Chuck Berry singles chronology
| "I Hope These Words Will Find You Well" (1954) | "Wee Wee Hours" (1955) | "Thirty Days" (1955) |

= Wee Wee Hours =

Song recorded by Chuck Berry in 1955

"Wee Wee Hours" is a song written and recorded by Chuck Berry in 1955. Originally released as the B-side of his first single, "Maybellene", it went on to become a hit, reaching number 10 in the Billboard R&B chart.

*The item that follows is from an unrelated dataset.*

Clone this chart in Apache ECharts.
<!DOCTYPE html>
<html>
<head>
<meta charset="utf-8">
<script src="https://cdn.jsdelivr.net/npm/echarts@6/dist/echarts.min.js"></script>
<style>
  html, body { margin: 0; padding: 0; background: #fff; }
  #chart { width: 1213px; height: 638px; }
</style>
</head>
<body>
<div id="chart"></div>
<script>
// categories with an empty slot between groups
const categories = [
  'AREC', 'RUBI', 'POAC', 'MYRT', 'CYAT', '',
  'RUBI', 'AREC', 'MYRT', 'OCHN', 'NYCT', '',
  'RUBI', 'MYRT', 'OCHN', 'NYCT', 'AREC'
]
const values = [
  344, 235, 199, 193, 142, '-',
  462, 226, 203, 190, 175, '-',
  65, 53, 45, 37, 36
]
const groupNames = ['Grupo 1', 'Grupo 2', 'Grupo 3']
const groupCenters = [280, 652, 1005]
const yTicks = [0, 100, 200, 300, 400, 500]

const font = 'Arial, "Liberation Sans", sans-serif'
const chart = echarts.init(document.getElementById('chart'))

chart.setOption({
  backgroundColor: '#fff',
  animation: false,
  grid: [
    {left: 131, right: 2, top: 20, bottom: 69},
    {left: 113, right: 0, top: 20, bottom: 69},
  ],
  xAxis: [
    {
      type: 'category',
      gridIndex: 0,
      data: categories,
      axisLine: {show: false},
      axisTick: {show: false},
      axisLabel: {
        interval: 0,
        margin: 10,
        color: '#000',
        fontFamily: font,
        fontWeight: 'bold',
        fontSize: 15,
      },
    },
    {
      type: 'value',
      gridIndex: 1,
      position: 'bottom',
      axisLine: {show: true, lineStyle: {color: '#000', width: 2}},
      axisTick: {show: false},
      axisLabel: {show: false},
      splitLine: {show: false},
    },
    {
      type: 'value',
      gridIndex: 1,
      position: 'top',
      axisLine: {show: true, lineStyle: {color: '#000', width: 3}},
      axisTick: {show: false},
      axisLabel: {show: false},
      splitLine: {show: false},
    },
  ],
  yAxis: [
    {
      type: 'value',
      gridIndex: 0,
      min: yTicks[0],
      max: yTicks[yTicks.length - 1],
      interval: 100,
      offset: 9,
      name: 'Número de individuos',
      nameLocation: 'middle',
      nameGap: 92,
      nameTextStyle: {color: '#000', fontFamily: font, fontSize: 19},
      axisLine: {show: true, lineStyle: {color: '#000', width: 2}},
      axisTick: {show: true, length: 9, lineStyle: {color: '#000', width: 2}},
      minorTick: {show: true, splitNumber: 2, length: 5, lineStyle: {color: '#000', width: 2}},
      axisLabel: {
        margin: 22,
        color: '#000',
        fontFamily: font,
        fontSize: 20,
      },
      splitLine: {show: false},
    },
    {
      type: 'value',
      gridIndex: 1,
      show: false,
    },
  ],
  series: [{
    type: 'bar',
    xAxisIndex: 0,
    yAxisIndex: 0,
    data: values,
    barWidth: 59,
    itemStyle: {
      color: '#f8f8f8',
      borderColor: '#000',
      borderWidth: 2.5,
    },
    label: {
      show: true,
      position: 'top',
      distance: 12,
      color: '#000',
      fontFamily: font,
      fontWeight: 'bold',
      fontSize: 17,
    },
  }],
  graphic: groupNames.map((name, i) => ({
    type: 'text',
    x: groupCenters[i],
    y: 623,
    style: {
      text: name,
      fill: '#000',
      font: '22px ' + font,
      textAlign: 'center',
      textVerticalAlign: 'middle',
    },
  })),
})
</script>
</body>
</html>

The song is a twelve-bar blues, described as "a slow, sensuous blues featuring some exceptional piano from Johnnie Johnson".
"Wee Wee Hours" was on the audition tape submitted by Berry to Leonard Chess in hope of landing a recording contract with Chess Records. Although it seemed like a good fit with the record company's blues roster, Chess was more interested in the song that became "Maybellene", the song that launched Berry's career as a rock and roll star.

Berry often performed the song live. It is included on the 1969 album Chuck Berry Live in Concert, and in the 1987 film Hail! Hail! Rock 'n' Roll.